Seventeen states have promised to develop specific plans to improve their college-completion rates, announcing on Tuesday that they were joining a national program aimed at helping institutions meet President Obama’s goal of having the world’s best-educated adult population by 2020.
Participating states will be required to set yearly goals for increasing graduation rates, including benchmarks for individual campuses, and to publicly report data on their progress. Complete College America, a Washington-based nonprofit organization that organized the national graduation program, the Complete College America Alliance of States, will provide advice from higher-education experts and help applying for federal grants to support the states’ completion goals.
The Carnegie Corporation of New York, the Lumina Foundation for Education, the Bill & Melinda Gates Foundation, the W.K. Kellogg Foundation, and the Ford Foundation have also joined the alliance, pledging to continue financing programs intended to increase students’ success at college.
“We all acknowledge that the objective of access to higher education is not just entry, it is completion,” said Jamie P. Merisotis, president of the Lumina Foundation, which works to help more students attend college.
The effort is one of many similar projects intended to increase college-completion rates. The United States ranks 10th in the percentage of young adults with college degrees, according to the Organization for Economic Cooperation and Development. In a speech to a joint session of Congress in 2009, Mr. Obama called on the United States to have the world’s highest proportion of college graduates by 2020. The Lumina Foundation has set its own goal of getting 60 percent of Americans to hold a college degree or credential by 2025, a figure the foundation has said would require 23 million more degrees than were awarded in 2009.
The new project is different from other efforts because it focuses on putting new state policies in place, Mr. Merisotis said. The states will be able to build on practices that have already been suggested.
“What’s really valuable here is CCA is really well-positioned to push some of these best ideas across the finish line,” Mr. Merisotis said.
Strong Interest in Completion
Complete College America, founded last year with the sole goal of increasing college graduation, had intended to work with fewer than 10 states, said Stan Jones, the organization’s president. But interest exceeded expectations, he said, with some states still signing up on the day before the announcement.
The 17 participating states have a wide range of records on college completion. Some are among the nation’s best educated, including Massachusetts, where 53 percent of 25- to 34-year-olds have college degrees, and Connecticut, where 46 percent do. Other states that joined the program have much lower rates, such as West Virginia and Nevada, where only 28 percent of 25- to 34-year-olds have college degrees.
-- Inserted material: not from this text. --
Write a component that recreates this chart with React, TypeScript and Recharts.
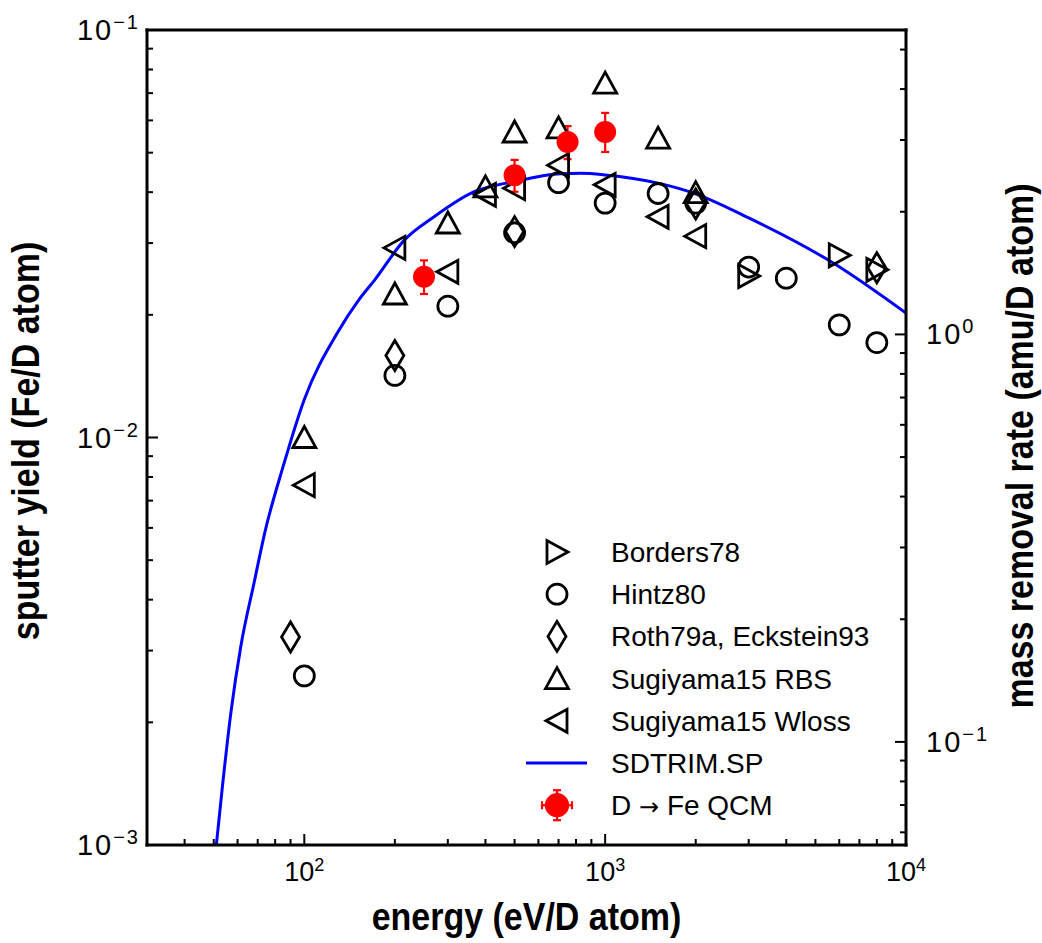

The other 13 states are Hawaii, Idaho, Illinois, Indiana, Maryland, Ohio, Oregon, Pennsylvania, Rhode Island, South Dakota, Tennessee, Vermont, and Utah. [Correction: An earlier version of this article mistakenly listed Missouri as a participating state and omitted Maryland.]
A push to improve higher education will pose a challenge for state governments struggling with declining budgets and already cutting money for colleges and universities.
“Our higher-education system here is taking some fearsome cuts,” said Gov. Phil Bredesen of Tennessee, a Democrat. “The question is, basically, Are you going to sit there in a difficult time with your legs crossed and bemoan your fate, or are you going to use this to move something forward?”
Some college-completion programs would have to wait for more money, he said, such as efforts that require adding staff members. But other changes, like improving transfer policies, would require relatively few dollars, he said.
The states will set their own goals, including campus-specific benchmarks for graduation rates, and develop plans to meet them. The alliance will require the states to find ways to ensure that fewer students need remedial courses, to create faster paths to degrees and credentials, and to give students financial incentives to complete their degrees on time.
In Tennessee the state legislature recently approved several programs that align with the effort’s suggested goals, including distributing higher-education funds according to completion rates instead of enrollment and removing remedial classes from four-year universities.
Many of the changes are meant to focus on helping advance students who enroll in college but do not finish, Mr. Bredesen said.
“If you’re running a retail store that’s not doing well, maybe the first question you should ask is what happened to the people who walked in the front door and walked out without buying anything, rather than trying to pump more people into the store,” Mr. Bredesen said.